The Tribal Monopoly Conflict and the New Rules
At the core of the fight is the long-running, highly lucrative friction between commercial card rooms and California’s Native American tribes. Tribal casinos hold exclusive rights to house-banked casino games in the state. For years, tribes have argued that card rooms bypass this monopoly by offering modified blackjack games using a player-dealer rotation system that mimics a traditional casino bank. Card rooms counter that state regulators explicitly permitted and governed these exact games for decades before suddenly changing course.

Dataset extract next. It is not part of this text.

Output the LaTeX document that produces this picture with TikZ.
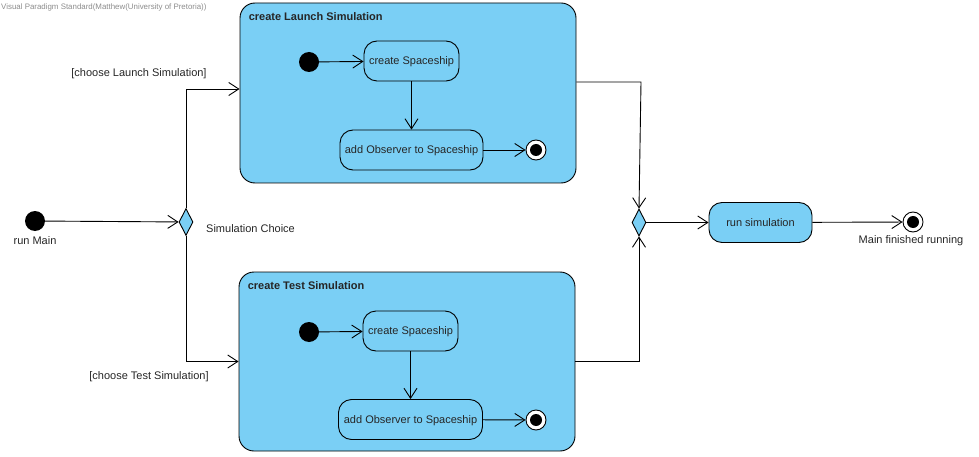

The Department of Justice under Attorney General Rob Bonta pushed through the rule changes in February, enforcing them on April 1. Under the new guidelines, card rooms were given until May 31 to overhaul their operations. The structural shifts are drastic. The state wants to strip blackjack games of their defining elements, including the concept of going bust and the ultimate target score of 21. For the player-dealer mechanics, the state wants rigid, mandatory rotations of the dealer role to keep a table running, a move operators say would effectively kill the games.

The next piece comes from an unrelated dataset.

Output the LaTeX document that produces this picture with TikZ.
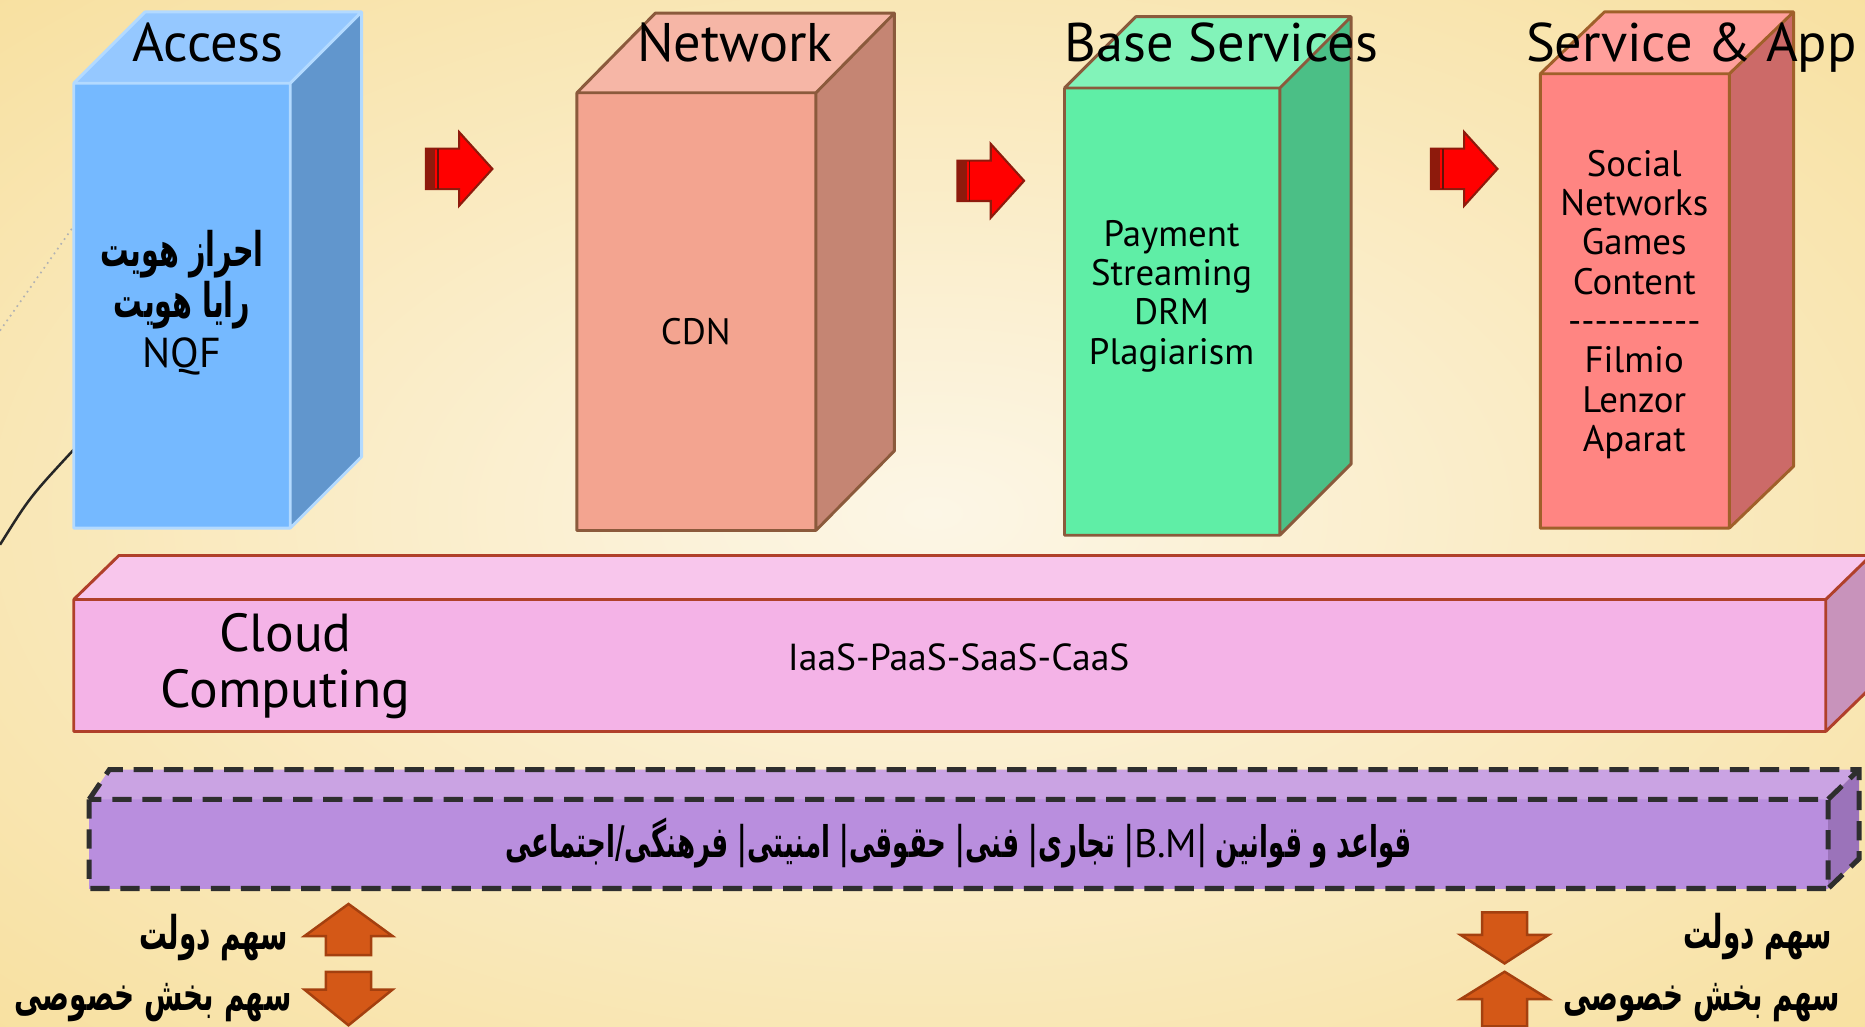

The state’s own economic forecasting reveals the severity of the planned crackdown. In initial rulemaking proposals, the Department of Justice openly estimated that the restrictions would wipe out half of all blackjack revenue across the state’s card rooms. State attorneys framed the destruction as necessary legal housecleaning, arguing that their office holds the sole authority to classify controlled games and protect the public from prohibited gambling.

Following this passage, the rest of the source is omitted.